È chiaro da queste poche righe che Heavy Metal non vuole essere un film particolarmente coerente, e soprattutto rifugge la morigeratezza e il buongusto come una persona allergica ai gatti rifugge le palle di pelo. Al contrario, è un’esplosione di assurdità visive, una power fantasy continua nella quale protagonisti ambosessi dal fisico anonimo e dalla personalità altrettanto blanda si riscoprono eroi o eroine catapultati in mondi fantastici (gli episodi Den e Taarna, che sembrano usciti da una rivista pulp sci-fi degli anni Trenta o da un romanzo di Jack Vance). Ma è anche un film citazionista che piega, per esempio, le regole del noir a quelle della fantascienza e delle palle verdi malvagissime (Harry Canyon, praticamente Raymond Chandler cyberpunk, o Collateral virato fantascienza se preferite). È un film che si diverte a giocare con l’horror (il brevissimo e fenomenale episodio B-17) e che non si fa problemi a sbattere viscere in primo piano in una scena, e corpi nudi intrecciati nell’atto dell’amore in quella successiva.
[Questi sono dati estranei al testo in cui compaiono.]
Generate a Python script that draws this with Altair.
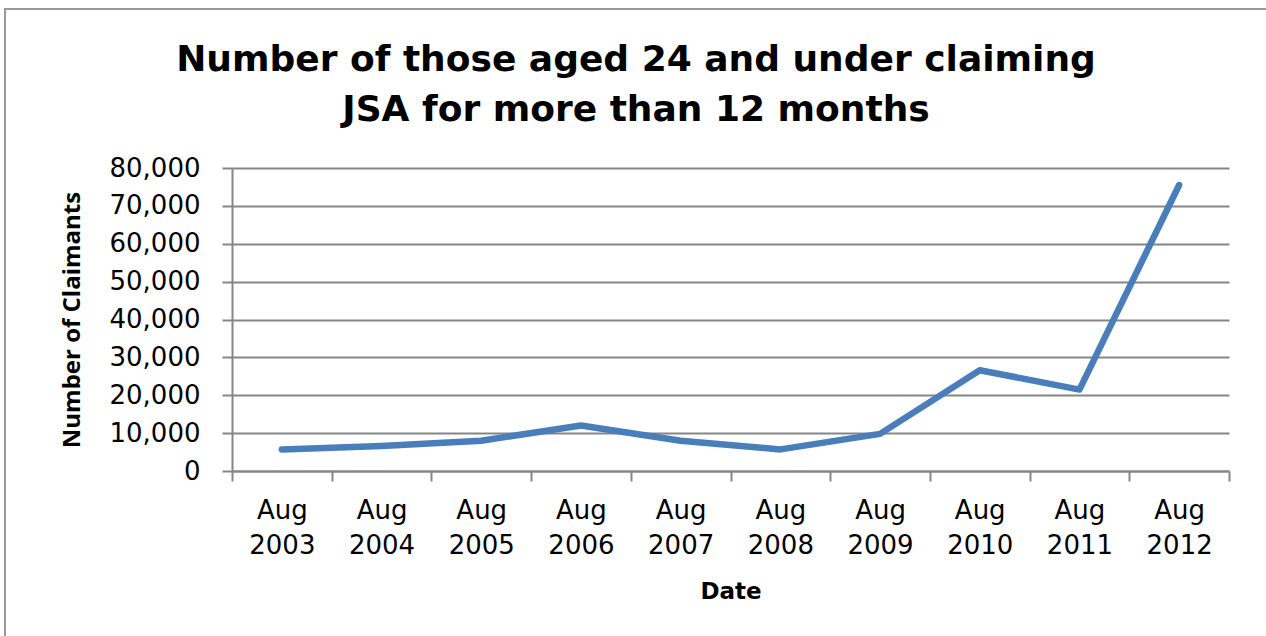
import altair as alt
import pandas as pd

categories = ["Aug 2003", "Aug 2004", "Aug 2005", "Aug 2006", "Aug 2007",
              "Aug 2008", "Aug 2009", "Aug 2010", "Aug 2011", "Aug 2012"]
claimants = [5700, 6600, 8000, 12000, 8000, 5700, 9800, 26600, 21500, 75500]
title_lines = ["Number of those aged 24 and under claiming", "JSA for more than 12 months"]

df = pd.DataFrame({"date": categories, "claimants": claimants})

W, H = 997, 303
PL, PT = 232, 168

line = alt.Chart(df).mark_line(color="#4A7EBB", strokeWidth=6.5, strokeCap="round", strokeJoin="round").encode(
    x=alt.X("date:N", sort=categories, bandPosition=0.5,
            scale=alt.Scale(type="band", paddingInner=0, paddingOuter=0),
            axis=alt.Axis(title="Date", labelExpr="split(datum.label, ' ')",
                          tickBand="extent", grid=False, labelAngle=0,
                          labelFont="DejaVu Sans", labelFontSize=26, labelColor="#000",
                          labelLineHeight=35, labelPadding=16, labelBaseline="top",
                          titleFont="DejaVu Sans", titleFontSize=23, titleFontWeight="bold",
                          titleColor="#000", titlePadding=22,
                          domainColor="#868686", domainWidth=2, tickColor="#868686",
                          tickWidth=2, tickSize=10)),
    y=alt.Y("claimants:Q", scale=alt.Scale(domain=[0, 80000], nice=False),
            axis=alt.Axis(title="Number of Claimants", values=list(range(0, 80001, 10000)),
                          format=",.0f", labelFont="DejaVu Sans", labelFontSize=26, labelColor="#000",
                          labelPadding=22, titleFont="Open Sans", titleFontSize=24,
                          titleFontWeight="bold", titleColor="#000", titlePadding=25,
                          gridColor="#868686", gridWidth=2, domainColor="#868686",
                          domainWidth=2, tickColor="#868686", tickWidth=2, tickSize=10)),
)

frame = alt.Chart(pd.DataFrame({"a": [0]})).mark_rect(fill=None, stroke="#999999", strokeWidth=2).encode(
    x=alt.value(5 - PL), y=alt.value(9 - PT), x2=alt.value(1300 - PL), y2=alt.value(700 - PT)
)

title = alt.Chart(pd.DataFrame({"a": [0]})).mark_text(
    font="DejaVu Sans", fontSize=36, fontWeight="bold", color="#000",
    align="center", baseline="alphabetic", lineHeight=50,
).encode(
    text=alt.value(title_lines),
    x=alt.value(636 - PL), y=alt.value(71 - PT),
)

chart = alt.layer(frame, title, line).properties(
    width=W, height=H,
).configure_view(stroke=None).properties(
    autosize=alt.AutoSizeParams(type="none"),
    padding={"left": PL, "top": PT, "right": 1266 - PL - W, "bottom": 636 - PT - H},
    background="white",
)

chart.save("out.html", embed_options={"renderer": "svg", "actions": False})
È, in altre, più semplici parole, un’efficacissima trasposizione non solo di alcune storie a fumetti, ma di un intero immaginario che all’inizio degli anni Ottanta creò una piccola-grande rivoluzione, prima in Francia, poi negli Stati Uniti, poi nel resto del mondo. Heavy Metal è, in un certo senso, uno dei migliori cinecomic mai fatti. Ed è chiaro che il termine è, nella sostanza, quanto mai fuori luogo, soprattutto vista l’accezione che ha assunto negli ultimi anni, ma formalmente è di questo che stiamo parlando: un fumetto trasposto per il cinema sfruttando tutte le nuove possibilità offerte dal cambio di mezzo (il già citato Harry Canyon non funzionerebbe altrettanto bene senza la perfetta voce di Richard Romanus).
Nel giorno del suo quarantesimo compleanno, lo vogliamo ricordare con l’omaggio che gli fece South Park, e anche con le parole usate per descriverlo dalla storica penna del New York Times Janet Maslin, che riassumono alla perfezione tutto quello che c’è di sbagliato nel modo in cui la “critica seria” tratta capolavori come questo: «Chi crede che un’ora e mezza passata con un fumetto non sia troppo, apprezzerà molto Heavy Metal».
Ti sveliamo un segreto, Janet Maslin: non è troppo.